[Stored data entries]
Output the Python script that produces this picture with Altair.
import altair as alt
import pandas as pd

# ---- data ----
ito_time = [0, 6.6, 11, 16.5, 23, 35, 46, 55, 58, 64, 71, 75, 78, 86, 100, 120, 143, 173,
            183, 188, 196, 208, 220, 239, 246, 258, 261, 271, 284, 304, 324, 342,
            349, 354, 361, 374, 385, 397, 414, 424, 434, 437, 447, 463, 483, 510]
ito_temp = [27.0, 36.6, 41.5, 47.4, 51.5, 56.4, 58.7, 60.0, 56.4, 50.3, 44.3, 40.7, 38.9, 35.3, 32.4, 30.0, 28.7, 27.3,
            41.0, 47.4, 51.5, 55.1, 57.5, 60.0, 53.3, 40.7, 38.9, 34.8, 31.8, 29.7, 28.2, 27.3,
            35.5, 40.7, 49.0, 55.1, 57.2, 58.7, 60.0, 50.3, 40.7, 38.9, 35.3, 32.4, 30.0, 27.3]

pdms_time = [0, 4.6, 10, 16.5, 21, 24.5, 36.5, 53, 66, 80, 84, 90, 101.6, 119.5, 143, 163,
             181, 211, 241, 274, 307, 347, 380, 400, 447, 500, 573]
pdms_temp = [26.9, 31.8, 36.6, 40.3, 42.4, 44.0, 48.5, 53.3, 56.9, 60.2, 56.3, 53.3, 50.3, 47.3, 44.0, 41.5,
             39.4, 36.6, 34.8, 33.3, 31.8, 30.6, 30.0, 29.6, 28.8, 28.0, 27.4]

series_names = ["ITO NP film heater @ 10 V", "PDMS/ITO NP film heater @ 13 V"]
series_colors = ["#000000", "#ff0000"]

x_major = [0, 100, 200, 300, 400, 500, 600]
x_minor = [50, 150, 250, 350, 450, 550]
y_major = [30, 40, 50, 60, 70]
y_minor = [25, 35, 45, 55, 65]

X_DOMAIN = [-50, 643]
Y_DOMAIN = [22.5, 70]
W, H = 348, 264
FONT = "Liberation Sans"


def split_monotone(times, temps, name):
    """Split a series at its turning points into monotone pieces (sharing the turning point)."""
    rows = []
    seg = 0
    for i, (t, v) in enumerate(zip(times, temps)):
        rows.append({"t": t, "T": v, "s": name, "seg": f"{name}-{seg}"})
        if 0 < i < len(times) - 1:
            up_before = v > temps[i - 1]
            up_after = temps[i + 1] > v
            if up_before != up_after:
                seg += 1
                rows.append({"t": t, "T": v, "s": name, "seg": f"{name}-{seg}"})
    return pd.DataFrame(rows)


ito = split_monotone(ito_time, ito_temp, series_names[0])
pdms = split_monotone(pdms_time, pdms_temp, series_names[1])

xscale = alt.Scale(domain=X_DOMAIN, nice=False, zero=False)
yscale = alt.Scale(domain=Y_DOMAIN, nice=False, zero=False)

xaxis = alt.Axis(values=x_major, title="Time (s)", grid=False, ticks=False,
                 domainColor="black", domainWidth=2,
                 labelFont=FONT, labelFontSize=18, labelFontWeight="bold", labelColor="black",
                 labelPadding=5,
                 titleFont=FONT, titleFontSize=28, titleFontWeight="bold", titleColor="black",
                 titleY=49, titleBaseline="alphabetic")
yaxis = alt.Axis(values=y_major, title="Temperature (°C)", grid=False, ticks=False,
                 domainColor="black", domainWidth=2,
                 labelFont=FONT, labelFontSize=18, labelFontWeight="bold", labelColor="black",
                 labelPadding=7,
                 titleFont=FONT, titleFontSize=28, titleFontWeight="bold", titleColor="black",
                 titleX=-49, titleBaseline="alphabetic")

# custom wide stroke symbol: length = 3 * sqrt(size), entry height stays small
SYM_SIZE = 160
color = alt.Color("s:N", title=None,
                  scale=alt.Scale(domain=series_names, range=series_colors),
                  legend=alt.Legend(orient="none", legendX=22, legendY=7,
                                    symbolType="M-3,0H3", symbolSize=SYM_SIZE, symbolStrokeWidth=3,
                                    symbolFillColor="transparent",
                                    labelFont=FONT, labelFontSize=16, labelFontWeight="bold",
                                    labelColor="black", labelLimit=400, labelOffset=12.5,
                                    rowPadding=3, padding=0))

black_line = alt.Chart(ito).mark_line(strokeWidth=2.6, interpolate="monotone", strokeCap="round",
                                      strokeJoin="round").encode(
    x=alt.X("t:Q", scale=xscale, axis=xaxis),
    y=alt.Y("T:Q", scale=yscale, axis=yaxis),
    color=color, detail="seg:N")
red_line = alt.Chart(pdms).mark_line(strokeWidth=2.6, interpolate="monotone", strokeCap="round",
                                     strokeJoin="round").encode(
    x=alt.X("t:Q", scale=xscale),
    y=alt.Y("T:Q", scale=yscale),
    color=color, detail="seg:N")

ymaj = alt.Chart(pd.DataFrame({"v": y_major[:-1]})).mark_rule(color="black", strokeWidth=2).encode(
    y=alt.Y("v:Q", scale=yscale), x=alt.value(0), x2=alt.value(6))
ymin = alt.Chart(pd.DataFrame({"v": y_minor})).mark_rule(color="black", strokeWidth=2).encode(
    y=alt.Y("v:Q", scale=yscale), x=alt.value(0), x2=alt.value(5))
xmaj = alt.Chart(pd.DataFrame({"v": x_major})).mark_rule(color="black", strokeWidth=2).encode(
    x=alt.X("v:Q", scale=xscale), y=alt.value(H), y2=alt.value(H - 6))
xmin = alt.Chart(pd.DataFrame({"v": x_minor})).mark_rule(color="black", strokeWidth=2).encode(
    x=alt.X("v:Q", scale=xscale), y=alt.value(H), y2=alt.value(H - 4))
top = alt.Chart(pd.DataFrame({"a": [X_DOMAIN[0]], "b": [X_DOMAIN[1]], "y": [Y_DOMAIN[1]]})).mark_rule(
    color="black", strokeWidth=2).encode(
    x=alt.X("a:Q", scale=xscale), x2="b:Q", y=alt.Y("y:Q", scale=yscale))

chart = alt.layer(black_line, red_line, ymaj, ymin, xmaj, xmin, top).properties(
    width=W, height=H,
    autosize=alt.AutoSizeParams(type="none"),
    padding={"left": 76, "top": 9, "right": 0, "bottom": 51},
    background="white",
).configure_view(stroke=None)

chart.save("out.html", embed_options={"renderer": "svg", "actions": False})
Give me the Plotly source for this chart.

--- What you are asked to do ---
Write the material out again in its entirety, exactly as shown.

--- Finished exercise ---
Output the Python script that produces this picture with Altair.
import altair as alt
import pandas as pd

# ---- data ----
ito_time = [0, 6.6, 11, 16.5, 23, 35, 46, 55, 58, 64, 71, 75, 78, 86, 100, 120, 143, 173,
            183, 188, 196, 208, 220, 239, 246, 258, 261, 271, 284, 304, 324, 342,
            349, 354, 361, 374, 385, 397, 414, 424, 434, 437, 447, 463, 483, 510]
ito_temp = [27.0, 36.6, 41.5, 47.4, 51.5, 56.4, 58.7, 60.0, 56.4, 50.3, 44.3, 40.7, 38.9, 35.3, 32.4, 30.0, 28.7, 27.3,
            41.0, 47.4, 51.5, 55.1, 57.5, 60.0, 53.3, 40.7, 38.9, 34.8, 31.8, 29.7, 28.2, 27.3,
            35.5, 40.7, 49.0, 55.1, 57.2, 58.7, 60.0, 50.3, 40.7, 38.9, 35.3, 32.4, 30.0, 27.3]

pdms_time = [0, 4.6, 10, 16.5, 21, 24.5, 36.5, 53, 66, 80, 84, 90, 101.6, 119.5, 143, 163,
             181, 211, 241, 274, 307, 347, 380, 400, 447, 500, 573]
pdms_temp = [26.9, 31.8, 36.6, 40.3, 42.4, 44.0, 48.5, 53.3, 56.9, 60.2, 56.3, 53.3, 50.3, 47.3, 44.0, 41.5,
             39.4, 36.6, 34.8, 33.3, 31.8, 30.6, 30.0, 29.6, 28.8, 28.0, 27.4]

series_names = ["ITO NP film heater @ 10 V", "PDMS/ITO NP film heater @ 13 V"]
series_colors = ["#000000", "#ff0000"]

x_major = [0, 100, 200, 300, 400, 500, 600]
x_minor = [50, 150, 250, 350, 450, 550]
y_major = [30, 40, 50, 60, 70]
y_minor = [25, 35, 45, 55, 65]

X_DOMAIN = [-50, 643]
Y_DOMAIN = [22.5, 70]
W, H = 348, 264
FONT = "Liberation Sans"


def split_monotone(times, temps, name):
    """Split a series at its turning points into monotone pieces (sharing the turning point)."""
    rows = []
    seg = 0
    for i, (t, v) in enumerate(zip(times, temps)):
        rows.append({"t": t, "T": v, "s": name, "seg": f"{name}-{seg}"})
        if 0 < i < len(times) - 1:
            up_before = v > temps[i - 1]
            up_after = temps[i + 1] > v
            if up_before != up_after:
                seg += 1
                rows.append({"t": t, "T": v, "s": name, "seg": f"{name}-{seg}"})
    return pd.DataFrame(rows)


ito = split_monotone(ito_time, ito_temp, series_names[0])
pdms = split_monotone(pdms_time, pdms_temp, series_names[1])

xscale = alt.Scale(domain=X_DOMAIN, nice=False, zero=False)
yscale = alt.Scale(domain=Y_DOMAIN, nice=False, zero=False)

xaxis = alt.Axis(values=x_major, title="Time (s)", grid=False, ticks=False,
                 domainColor="black", domainWidth=2,
                 labelFont=FONT, labelFontSize=18, labelFontWeight="bold", labelColor="black",
                 labelPadding=5,
                 titleFont=FONT, titleFontSize=28, titleFontWeight="bold", titleColor="black",
                 titleY=49, titleBaseline="alphabetic")
yaxis = alt.Axis(values=y_major, title="Temperature (°C)", grid=False, ticks=False,
                 domainColor="black", domainWidth=2,
                 labelFont=FONT, labelFontSize=18, labelFontWeight="bold", labelColor="black",
                 labelPadding=7,
                 titleFont=FONT, titleFontSize=28, titleFontWeight="bold", titleColor="black",
                 titleX=-49, titleBaseline="alphabetic")

# custom wide stroke symbol: length = 3 * sqrt(size), entry height stays small
SYM_SIZE = 160
color = alt.Color("s:N", title=None,
                  scale=alt.Scale(domain=series_names, range=series_colors),
                  legend=alt.Legend(orient="none", legendX=22, legendY=7,
                                    symbolType="M-3,0H3", symbolSize=SYM_SIZE, symbolStrokeWidth=3,
                                    symbolFillColor="transparent",
                                    labelFont=FONT, labelFontSize=16, labelFontWeight="bold",
                                    labelColor="black", labelLimit=400, labelOffset=12.5,
                                    rowPadding=3, padding=0))

black_line = alt.Chart(ito).mark_line(strokeWidth=2.6, interpolate="monotone", strokeCap="round",
                                      strokeJoin="round").encode(
    x=alt.X("t:Q", scale=xscale, axis=xaxis),
    y=alt.Y("T:Q", scale=yscale, axis=yaxis),
    color=color, detail="seg:N")
red_line = alt.Chart(pdms).mark_line(strokeWidth=2.6, interpolate="monotone", strokeCap="round",
                                     strokeJoin="round").encode(
    x=alt.X("t:Q", scale=xscale),
    y=alt.Y("T:Q", scale=yscale),
    color=color, detail="seg:N")

ymaj = alt.Chart(pd.DataFrame({"v": y_major[:-1]})).mark_rule(color="black", strokeWidth=2).encode(
    y=alt.Y("v:Q", scale=yscale), x=alt.value(0), x2=alt.value(6))
ymin = alt.Chart(pd.DataFrame({"v": y_minor})).mark_rule(color="black", strokeWidth=2).encode(
    y=alt.Y("v:Q", scale=yscale), x=alt.value(0), x2=alt.value(5))
xmaj = alt.Chart(pd.DataFrame({"v": x_major})).mark_rule(color="black", strokeWidth=2).encode(
    x=alt.X("v:Q", scale=xscale), y=alt.value(H), y2=alt.value(H - 6))
xmin = alt.Chart(pd.DataFrame({"v": x_minor})).mark_rule(color="black", strokeWidth=2).encode(
    x=alt.X("v:Q", scale=xscale), y=alt.value(H), y2=alt.value(H - 4))
top = alt.Chart(pd.DataFrame({"a": [X_DOMAIN[0]], "b": [X_DOMAIN[1]], "y": [Y_DOMAIN[1]]})).mark_rule(
    color="black", strokeWidth=2).encode(
    x=alt.X("a:Q", scale=xscale), x2="b:Q", y=alt.Y("y:Q", scale=yscale))

chart = alt.layer(black_line, red_line, ymaj, ymin, xmaj, xmin, top).properties(
    width=W, height=H,
    autosize=alt.AutoSizeParams(type="none"),
    padding={"left": 76, "top": 9, "right": 0, "bottom": 51},
    background="white",
).configure_view(stroke=None)

chart.save("out.html", embed_options={"renderer": "svg", "actions": False})
Give me the Plotly source for this chart.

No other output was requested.